Convergence of Random Series

Theorem 2.5.3 ( Kollmogorov's 0-1 law ) If $X_1,\dots$ are independent and $A\in\mathcal{T}$ then $P(A)=0$ or $1$.

Proof)

(a) $A\in \sigma (X_1,\dots,X_k)$ and $B\in\sigma (X_{k+1},X_{k+2},\dots)$ are independent.

Since $\sigma (X_1,\dots,X_k)$ and $\cup_J \sigma (X_{k+1},\dots,X_{k+j})$ are $\pi$ systems.

(b) $A\in \sigma (X_1,\dots)$ and $B\in \mathcal{T}$ are independent.

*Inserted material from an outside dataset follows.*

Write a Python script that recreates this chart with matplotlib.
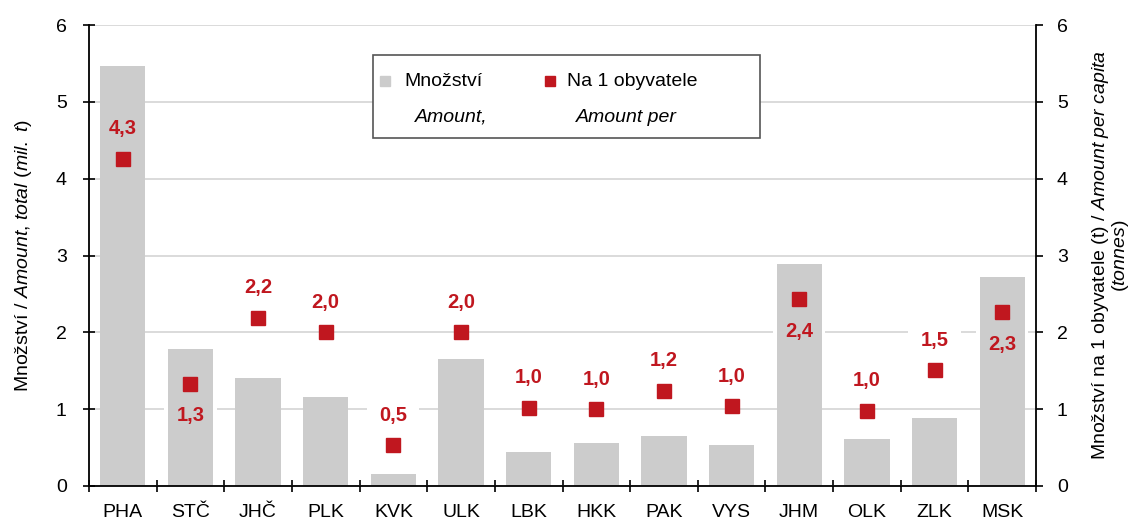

$\cup_k \sigma (X_1,\dots,\X_k)$ and $\mathcal{T}$ are $\pi$-systems and therefore independent.

 

Definition 1 ( Permutable ) 

Event $A$ is permutable if $\pi^{-1}A = \{ w : \pi w \in A \}$

 

Theorem 2.5.4 ( Hewitt-Savage 0-1 law ) 

If $X_1,\dots$ are i.i.d and $A\in \mathcal{E}$ then $P(A)\in \{0,1\}$

Proof)

Let $A\in\sigma (X_1,\dots,X_n)$ so that $$P(A_n\Delta A) \rightarrow 0$$

Fix some $\pi$ such that $\pi^2$ is identity and $\pi A_n' = A_n$

Let $A_n'= \{ (X_{n+1},\dots, X_{2n} \in B_n \}$.

Due to i.i.d assumption

$P(A_n' \Delta A)= P(\pi (A_n' \Delta A)) = P(A_n \Delta A)$

Therefore $P(A_n \Delta A) = P(A_n' \Delta A) $

$$P(A_n \Delta A_n' ) \leq P(A_n \Delta A) + P(A\Delta A_n')$$

$ 0 \leq P(A_n) - P( A_n \cap A_n') \leq P(A_n \cup A_n') - P( A_n \cap A_n') \rightarrow 0$

Therefore $P(A_n \cap A_n') \rightarrow P(A)$.